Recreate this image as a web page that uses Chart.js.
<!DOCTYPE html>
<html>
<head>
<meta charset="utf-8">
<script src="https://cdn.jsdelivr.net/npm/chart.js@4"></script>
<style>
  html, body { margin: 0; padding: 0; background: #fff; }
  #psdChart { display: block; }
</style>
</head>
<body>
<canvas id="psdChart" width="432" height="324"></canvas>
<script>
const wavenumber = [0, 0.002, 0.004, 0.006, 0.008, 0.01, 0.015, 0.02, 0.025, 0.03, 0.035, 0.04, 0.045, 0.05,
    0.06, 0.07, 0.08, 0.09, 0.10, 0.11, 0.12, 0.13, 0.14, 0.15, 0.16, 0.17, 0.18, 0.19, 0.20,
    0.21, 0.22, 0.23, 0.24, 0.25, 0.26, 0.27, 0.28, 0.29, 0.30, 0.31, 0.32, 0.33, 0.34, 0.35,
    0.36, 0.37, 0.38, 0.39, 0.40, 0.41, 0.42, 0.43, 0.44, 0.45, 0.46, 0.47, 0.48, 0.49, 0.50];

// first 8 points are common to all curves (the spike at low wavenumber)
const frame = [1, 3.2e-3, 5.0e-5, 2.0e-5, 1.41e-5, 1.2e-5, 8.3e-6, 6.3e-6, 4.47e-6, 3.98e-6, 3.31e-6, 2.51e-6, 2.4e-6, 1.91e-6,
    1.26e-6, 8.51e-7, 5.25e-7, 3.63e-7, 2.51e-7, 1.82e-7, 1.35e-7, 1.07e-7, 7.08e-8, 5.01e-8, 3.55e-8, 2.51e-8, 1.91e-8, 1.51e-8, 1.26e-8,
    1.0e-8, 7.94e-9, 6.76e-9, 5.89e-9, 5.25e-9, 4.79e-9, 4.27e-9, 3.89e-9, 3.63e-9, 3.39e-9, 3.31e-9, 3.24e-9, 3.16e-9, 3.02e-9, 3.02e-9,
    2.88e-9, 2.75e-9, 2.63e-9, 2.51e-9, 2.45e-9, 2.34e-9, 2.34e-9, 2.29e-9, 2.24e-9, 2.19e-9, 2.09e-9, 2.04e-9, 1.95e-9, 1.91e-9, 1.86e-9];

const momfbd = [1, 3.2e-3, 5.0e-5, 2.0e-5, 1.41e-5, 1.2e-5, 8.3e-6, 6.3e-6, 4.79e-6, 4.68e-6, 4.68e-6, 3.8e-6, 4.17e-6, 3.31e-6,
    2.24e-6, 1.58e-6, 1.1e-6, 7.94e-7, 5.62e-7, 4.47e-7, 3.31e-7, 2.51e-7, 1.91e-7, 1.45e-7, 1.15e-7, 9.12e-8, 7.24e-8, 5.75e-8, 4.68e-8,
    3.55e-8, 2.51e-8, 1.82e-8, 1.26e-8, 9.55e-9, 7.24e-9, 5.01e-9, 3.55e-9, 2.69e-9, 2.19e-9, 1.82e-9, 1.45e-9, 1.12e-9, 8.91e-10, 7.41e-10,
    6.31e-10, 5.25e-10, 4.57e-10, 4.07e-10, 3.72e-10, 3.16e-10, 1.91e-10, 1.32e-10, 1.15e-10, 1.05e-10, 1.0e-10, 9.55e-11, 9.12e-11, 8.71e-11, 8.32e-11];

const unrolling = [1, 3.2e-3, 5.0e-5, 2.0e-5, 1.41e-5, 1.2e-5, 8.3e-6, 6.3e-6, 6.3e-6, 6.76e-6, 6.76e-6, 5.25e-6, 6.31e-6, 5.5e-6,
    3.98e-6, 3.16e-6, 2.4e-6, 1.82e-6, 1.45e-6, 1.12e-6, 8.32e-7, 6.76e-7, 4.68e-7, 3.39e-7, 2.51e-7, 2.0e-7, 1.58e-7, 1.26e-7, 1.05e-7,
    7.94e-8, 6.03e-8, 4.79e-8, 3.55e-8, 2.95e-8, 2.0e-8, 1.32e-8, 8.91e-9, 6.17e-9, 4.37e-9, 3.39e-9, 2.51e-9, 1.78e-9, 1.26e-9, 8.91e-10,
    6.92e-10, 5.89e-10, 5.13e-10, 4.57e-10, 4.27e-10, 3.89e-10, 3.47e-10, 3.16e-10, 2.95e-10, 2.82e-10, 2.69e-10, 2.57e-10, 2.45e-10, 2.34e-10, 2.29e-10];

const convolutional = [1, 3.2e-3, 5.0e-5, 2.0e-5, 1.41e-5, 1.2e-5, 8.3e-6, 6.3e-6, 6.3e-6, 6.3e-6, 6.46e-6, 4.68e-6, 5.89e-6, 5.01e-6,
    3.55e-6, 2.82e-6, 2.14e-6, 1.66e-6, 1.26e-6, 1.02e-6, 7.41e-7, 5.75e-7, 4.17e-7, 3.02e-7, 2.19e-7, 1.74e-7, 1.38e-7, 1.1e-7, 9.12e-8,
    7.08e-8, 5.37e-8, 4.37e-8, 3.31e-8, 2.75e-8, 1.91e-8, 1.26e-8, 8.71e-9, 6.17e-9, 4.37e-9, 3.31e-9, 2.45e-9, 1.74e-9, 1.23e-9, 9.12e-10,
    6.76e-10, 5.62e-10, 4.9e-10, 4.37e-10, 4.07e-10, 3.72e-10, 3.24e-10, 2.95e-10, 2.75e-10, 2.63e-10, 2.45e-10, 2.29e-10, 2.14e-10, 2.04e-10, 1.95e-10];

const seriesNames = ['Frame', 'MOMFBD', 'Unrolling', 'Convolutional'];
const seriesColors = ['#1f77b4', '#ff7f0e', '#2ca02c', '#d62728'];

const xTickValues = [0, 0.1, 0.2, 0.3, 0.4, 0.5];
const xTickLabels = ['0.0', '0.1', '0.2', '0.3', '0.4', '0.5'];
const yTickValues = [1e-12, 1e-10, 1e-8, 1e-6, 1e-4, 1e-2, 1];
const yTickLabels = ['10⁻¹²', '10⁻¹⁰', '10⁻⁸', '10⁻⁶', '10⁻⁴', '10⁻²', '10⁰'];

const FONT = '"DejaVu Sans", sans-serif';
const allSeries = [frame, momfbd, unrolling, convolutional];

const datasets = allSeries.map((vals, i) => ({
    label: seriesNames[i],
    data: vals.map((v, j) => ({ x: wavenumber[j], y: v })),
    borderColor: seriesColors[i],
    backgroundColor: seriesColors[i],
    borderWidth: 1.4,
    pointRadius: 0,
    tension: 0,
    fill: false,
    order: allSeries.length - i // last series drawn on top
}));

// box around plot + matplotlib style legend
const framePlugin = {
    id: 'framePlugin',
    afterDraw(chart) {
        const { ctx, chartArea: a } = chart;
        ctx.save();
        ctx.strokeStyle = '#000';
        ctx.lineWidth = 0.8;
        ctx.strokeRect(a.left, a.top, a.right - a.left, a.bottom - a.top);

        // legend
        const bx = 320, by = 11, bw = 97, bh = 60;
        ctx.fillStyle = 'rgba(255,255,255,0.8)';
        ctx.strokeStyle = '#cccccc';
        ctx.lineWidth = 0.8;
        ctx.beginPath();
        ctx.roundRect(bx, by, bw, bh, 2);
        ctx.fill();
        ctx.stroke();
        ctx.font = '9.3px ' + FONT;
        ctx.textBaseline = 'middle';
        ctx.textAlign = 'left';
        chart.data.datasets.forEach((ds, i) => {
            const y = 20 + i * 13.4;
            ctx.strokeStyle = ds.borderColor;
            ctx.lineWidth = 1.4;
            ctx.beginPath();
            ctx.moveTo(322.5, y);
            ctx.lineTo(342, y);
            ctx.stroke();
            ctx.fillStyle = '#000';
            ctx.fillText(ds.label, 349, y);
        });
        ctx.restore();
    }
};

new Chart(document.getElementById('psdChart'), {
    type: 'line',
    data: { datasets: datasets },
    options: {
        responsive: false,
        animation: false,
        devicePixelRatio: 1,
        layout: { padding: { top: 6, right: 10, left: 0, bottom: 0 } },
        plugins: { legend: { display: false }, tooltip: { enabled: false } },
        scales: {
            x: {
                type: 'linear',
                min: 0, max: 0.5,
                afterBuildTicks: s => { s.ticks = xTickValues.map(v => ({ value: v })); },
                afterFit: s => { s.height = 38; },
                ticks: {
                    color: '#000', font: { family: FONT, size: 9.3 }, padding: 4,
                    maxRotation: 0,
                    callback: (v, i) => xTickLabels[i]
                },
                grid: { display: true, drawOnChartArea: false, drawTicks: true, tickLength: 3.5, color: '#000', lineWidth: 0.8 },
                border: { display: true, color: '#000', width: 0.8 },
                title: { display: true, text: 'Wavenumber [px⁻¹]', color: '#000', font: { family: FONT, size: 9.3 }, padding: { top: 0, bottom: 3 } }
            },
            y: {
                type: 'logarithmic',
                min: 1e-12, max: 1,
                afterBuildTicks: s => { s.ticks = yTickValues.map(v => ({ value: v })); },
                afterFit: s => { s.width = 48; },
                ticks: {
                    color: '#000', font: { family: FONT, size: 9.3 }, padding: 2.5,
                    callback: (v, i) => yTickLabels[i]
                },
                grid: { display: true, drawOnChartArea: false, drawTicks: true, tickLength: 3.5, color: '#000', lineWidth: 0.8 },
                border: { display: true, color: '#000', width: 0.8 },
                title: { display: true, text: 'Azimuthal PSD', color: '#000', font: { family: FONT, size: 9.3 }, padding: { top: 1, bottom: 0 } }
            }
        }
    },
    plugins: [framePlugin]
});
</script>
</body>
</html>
※ ※ ※
**Task statement**
From the opening line of the data above through the line that contains "1.95e-9, 1.91e-9, 1.86e-9];", please print each line as it stands and only those lines.

**Solved problem**
Recreate this image as a web page that uses Chart.js.
<!DOCTYPE html>
<html>
<head>
<meta charset="utf-8">
<script src="https://cdn.jsdelivr.net/npm/chart.js@4"></script>
<style>
  html, body { margin: 0; padding: 0; background: #fff; }
  #psdChart { display: block; }
</style>
</head>
<body>
<canvas id="psdChart" width="432" height="324"></canvas>
<script>
const wavenumber = [0, 0.002, 0.004, 0.006, 0.008, 0.01, 0.015, 0.02, 0.025, 0.03, 0.035, 0.04, 0.045, 0.05,
    0.06, 0.07, 0.08, 0.09, 0.10, 0.11, 0.12, 0.13, 0.14, 0.15, 0.16, 0.17, 0.18, 0.19, 0.20,
    0.21, 0.22, 0.23, 0.24, 0.25, 0.26, 0.27, 0.28, 0.29, 0.30, 0.31, 0.32, 0.33, 0.34, 0.35,
    0.36, 0.37, 0.38, 0.39, 0.40, 0.41, 0.42, 0.43, 0.44, 0.45, 0.46, 0.47, 0.48, 0.49, 0.50];

// first 8 points are common to all curves (the spike at low wavenumber)
const frame = [1, 3.2e-3, 5.0e-5, 2.0e-5, 1.41e-5, 1.2e-5, 8.3e-6, 6.3e-6, 4.47e-6, 3.98e-6, 3.31e-6, 2.51e-6, 2.4e-6, 1.91e-6,
    1.26e-6, 8.51e-7, 5.25e-7, 3.63e-7, 2.51e-7, 1.82e-7, 1.35e-7, 1.07e-7, 7.08e-8, 5.01e-8, 3.55e-8, 2.51e-8, 1.91e-8, 1.51e-8, 1.26e-8,
    1.0e-8, 7.94e-9, 6.76e-9, 5.89e-9, 5.25e-9, 4.79e-9, 4.27e-9, 3.89e-9, 3.63e-9, 3.39e-9, 3.31e-9, 3.24e-9, 3.16e-9, 3.02e-9, 3.02e-9,
    2.88e-9, 2.75e-9, 2.63e-9, 2.51e-9, 2.45e-9, 2.34e-9, 2.34e-9, 2.29e-9, 2.24e-9, 2.19e-9, 2.09e-9, 2.04e-9, 1.95e-9, 1.91e-9, 1.86e-9];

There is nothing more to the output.